## STATED GOAL
Identify the lines that contain the word "picture" and copy each one.

## DATA SHOWN
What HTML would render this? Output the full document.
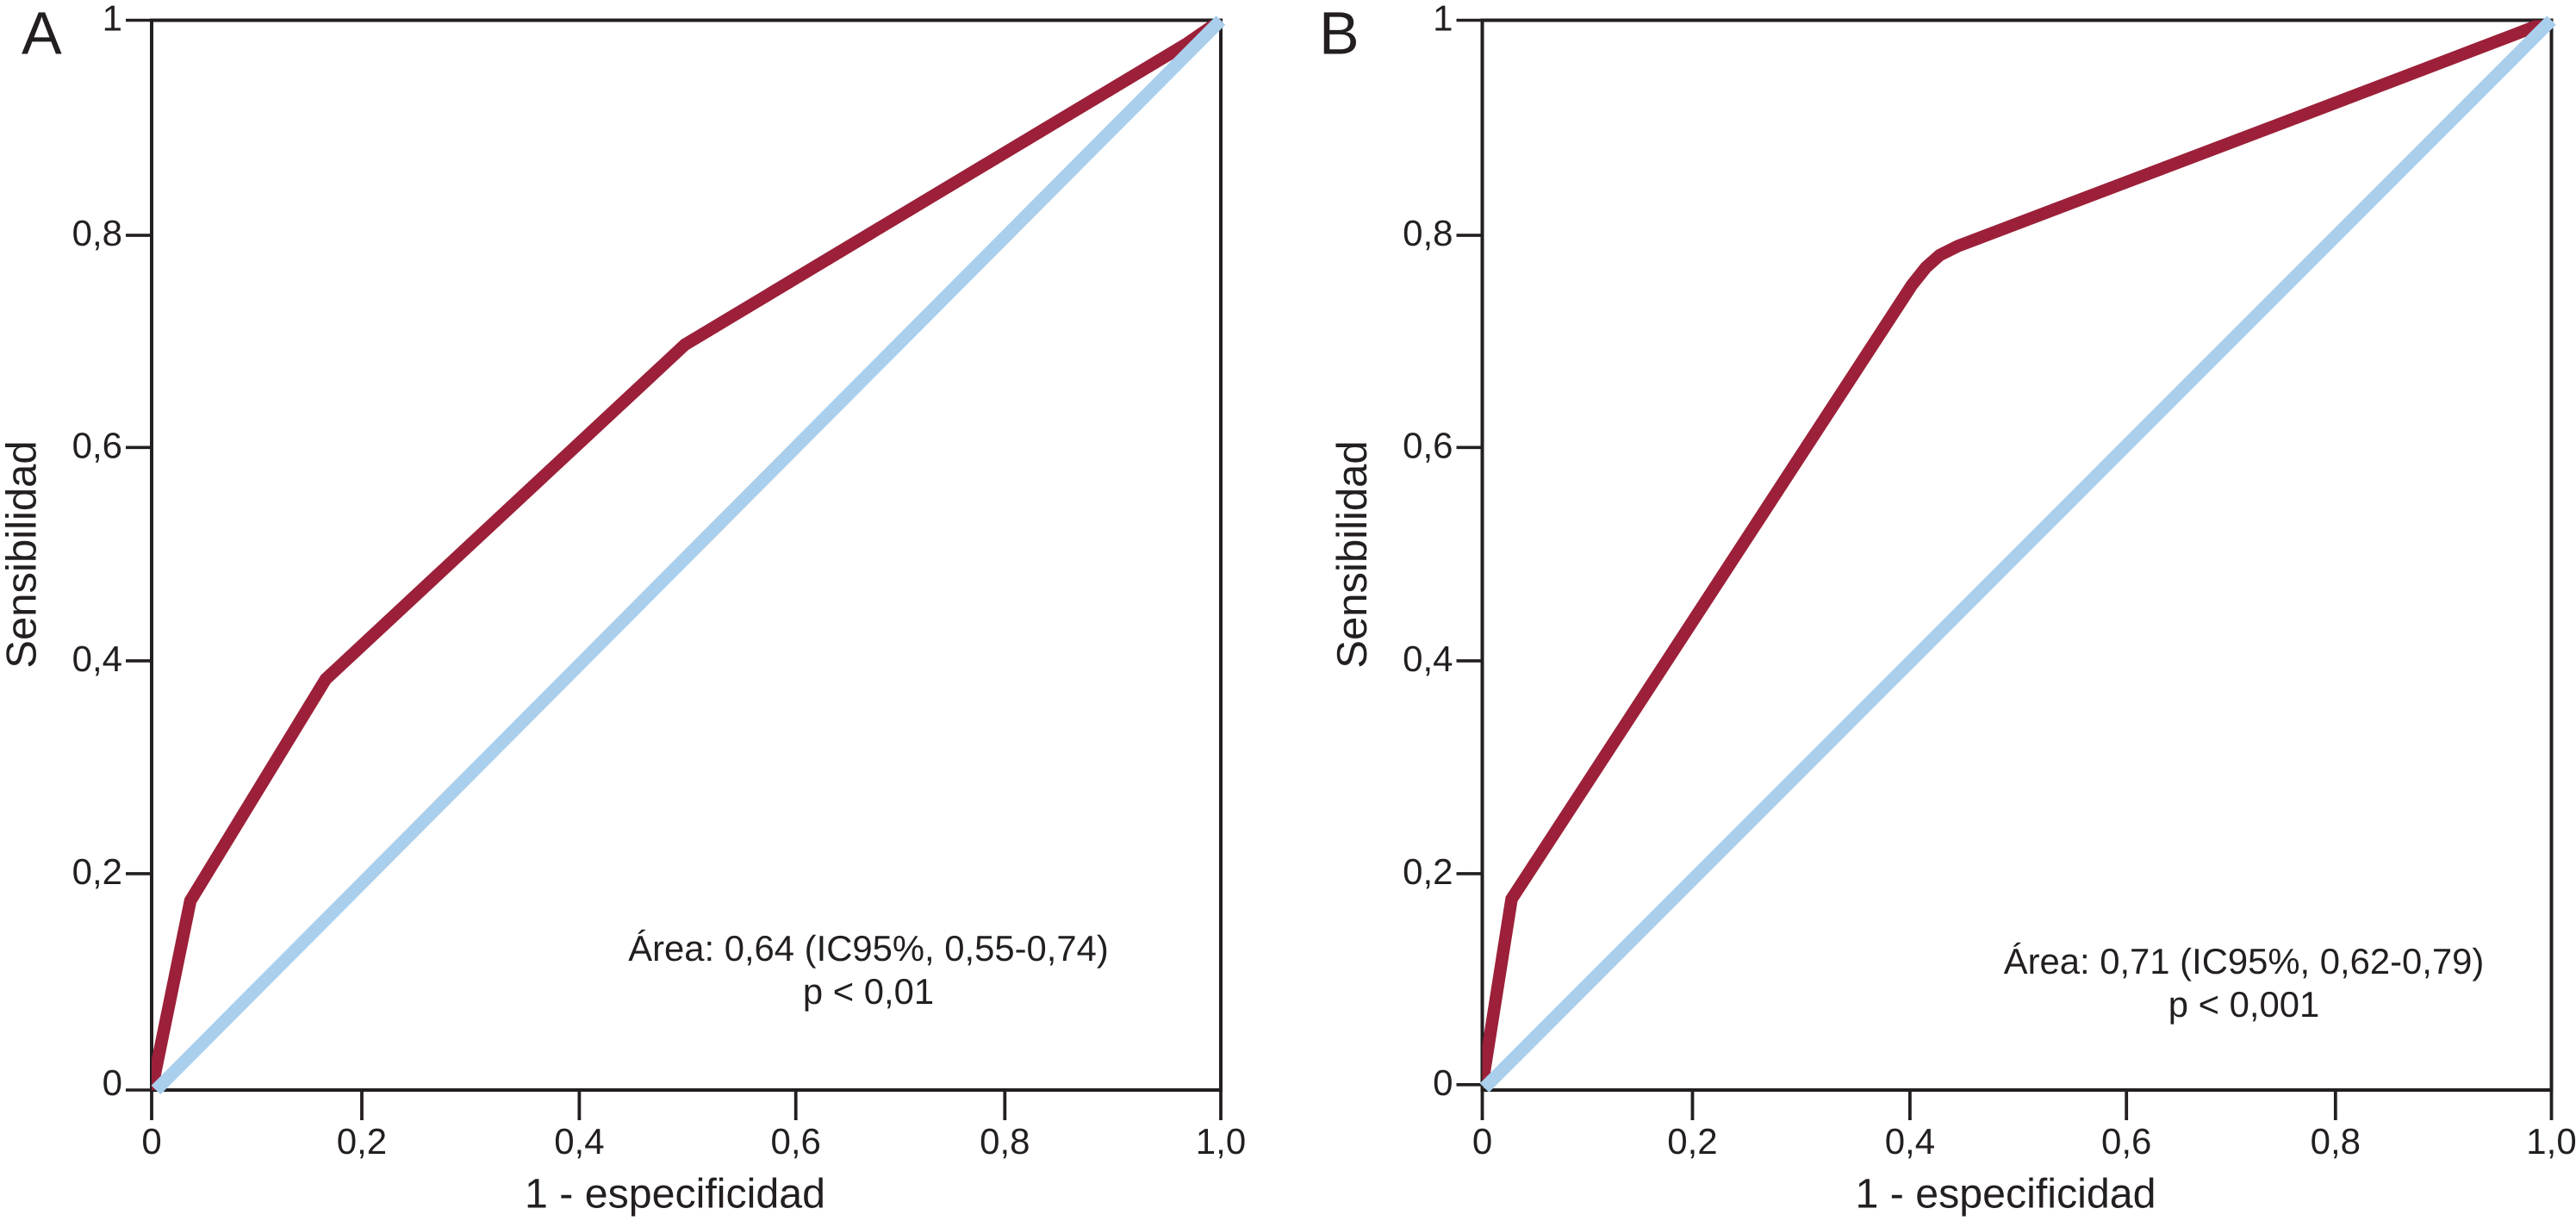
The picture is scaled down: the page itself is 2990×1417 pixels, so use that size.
<!DOCTYPE html>
<html lang="es">
<head>
<meta charset="utf-8">
<title>Curvas ROC</title>
<style>
html,body{margin:0;padding:0;background:#fff;}
svg{display:block;}
text{font-family:"Liberation Sans",Arial,sans-serif;fill:#231f20;text-rendering:geometricPrecision;}
</style>
</head>
<body>
<svg id="chart" xmlns="http://www.w3.org/2000/svg" width="2990" height="1417" viewBox="0 0 2990 1417"></svg>
<script>
// Axis ticks (the printed tick marks are slightly irregular)
const xTickValues = [0, 0.1966, 0.4, 0.6025, 0.798, 1];
const xTickLabels = ['0', '0,2', '0,4', '0,6', '0,8', '1,0'];
const yTickValuesA = [0, 0.2022, 0.4012, 0.6006, 0.799, 1];
const yTickValuesB = [0.005, 0.2022, 0.4012, 0.6006, 0.799, 1];
const yLabelValues = [0.005, 0.2022, 0.4012, 0.6006, 0.799, 1];
const yTickLabels = ['0', '0,2', '0,4', '0,6', '0,8', '1'];

// Panel A series
const rocAFpr = [0, 0.0363, 0.1628, 0.4988, 0.968, 1];
const rocASens = [0, 0.177, 0.384, 0.6967, 0.978, 1];
const refAFpr = [0.004, 1];
const refASens = [0, 1];

// Panel B series
const rocBFpr = [0, 0.0274, 0.4017, 0.415, 0.428, 0.445, 0.7813, 0.969, 1];
const rocBSens = [0.005, 0.1785, 0.7523, 0.769, 0.7805, 0.789, 0.9165, 0.988, 1];
const refBFpr = [0.002, 1];
const refBSens = [0.002, 1];

const SVGNS = 'http://www.w3.org/2000/svg';
const svg = document.getElementById('chart');
const INK = '#231f20';
const RED = '#9c2039';
const BLUE = '#aacfec';

function make(parent, tag, attrs, text) {
  const el = document.createElementNS(SVGNS, tag);
  for (const k in attrs) el.setAttribute(k, attrs[k]);
  if (text !== undefined) el.textContent = text;
  parent.appendChild(el);
  return el;
}

function pts(xs, ys, xScale, yScale) {
  return xs.map(function (v, i) {
    return xScale(v).toFixed(1) + ',' + yScale(ys[i]).toFixed(1);
  }).join(' ');
}

function drawPanel(p) {
  const xScale = function (v) { return p.left + v * (p.right - p.left); };
  const yScale = function (v) { return p.bottom + v * (p.top - p.bottom); };

  const g = make(svg, 'g', {});
  
  

  const clip = make(svg, 'clipPath', { id: 'plot-clip-' + p.id });
  make(clip, 'rect', { x: p.left, y: p.top, width: p.right - p.left, height: p.bottom - p.top });

  const letter = make(g, 'text', { x: p.letterX, y: 62.7, 'font-size': 70 }, p.letter);
  
  

  const frame = make(g, 'rect', {
    x: p.left, y: p.top, width: p.right - p.left, height: p.bottom - p.top,
    fill: 'none', stroke: INK, 'stroke-width': 4
  });
  
  

  xTickValues.forEach(function (v, i) {
    const x = xScale(v);
    const tick = make(g, 'line', { x1: x, x2: x, y1: p.bottom, y2: 1300, stroke: INK, 'stroke-width': 3.8 });
    
    
    const label = make(g, 'text', { x: x, y: 1339, 'font-size': 42, 'text-anchor': 'middle' }, xTickLabels[i]);
    
    
  });

  p.yTicks.forEach(function (v, i) {
    const y = yScale(v);
    const tick = make(g, 'line', { x1: p.left - 30, x2: p.left, y1: y, y2: y, stroke: INK, 'stroke-width': 3.6 });
    
    
    const label = make(g, 'text', {
      x: p.left - 34, y: yScale(yLabelValues[i]) + 12, 'font-size': 42, 'text-anchor': 'end'
    }, yTickLabels[i]);
    
    
  });

  const xTitle = make(g, 'text', {
    x: p.left + 607.5, y: 1401.7, 'font-size': 48.3, 'text-anchor': 'middle'
  }, '1 - especificidad');
  
  

  const yTitle = make(g, 'text', {
    transform: 'translate(' + (p.left - 134.5) + ',643.5) rotate(-90)', 'font-size': 49, 'text-anchor': 'middle'
  }, 'Sensibilidad');
  
  

  const roc = make(g, 'polyline', {
    points: pts(p.rocX, p.rocY, xScale, yScale),
    fill: 'none', stroke: RED, 'stroke-width': 14.5, 'stroke-linejoin': 'miter',
    'clip-path': 'url(#plot-clip-' + p.id + ')'
  });
  
  

  const ref = make(g, 'polyline', {
    points: pts(p.refX, p.refY, xScale, yScale),
    fill: 'none', stroke: BLUE, 'stroke-width': 15
  });
  
  

  const area = make(g, 'text', { x: p.noteX, y: p.noteY, 'font-size': 41.8, 'text-anchor': 'middle' }, p.note1);
  
  

  const pval = make(g, 'text', { x: p.noteX, y: p.noteY + 50, 'font-size': 41.8, 'text-anchor': 'middle' }, p.note2);
  
  
}

drawPanel({
  id: 'a', letter: 'A', letterX: 25,
  left: 176, right: 1417, top: 23.5, bottom: 1265,
  yTicks: yTickValuesA,
  rocX: rocAFpr, rocY: rocASens, refX: refAFpr, refY: refASens,
  noteX: 1008, noteY: 1115,
  note1: 'Área: 0,64 (IC95%, 0,55-0,74)', note2: 'p < 0,01'
});

drawPanel({
  id: 'b', letter: 'B', letterX: 1531,
  left: 1720.5, right: 2961.5, top: 23.5, bottom: 1265,
  yTicks: yTickValuesB,
  rocX: rocBFpr, rocY: rocBSens, refX: refBFpr, refY: refBSens,
  noteX: 2604.5, noteY: 1130,
  note1: 'Área: 0,71 (IC95%, 0,62-0,79)', note2: 'p < 0,001'
});
</script>
</body>
</html>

## FULL ANSWER
The picture is scaled down: the page itself is 2990×1417 pixels, so use that size.

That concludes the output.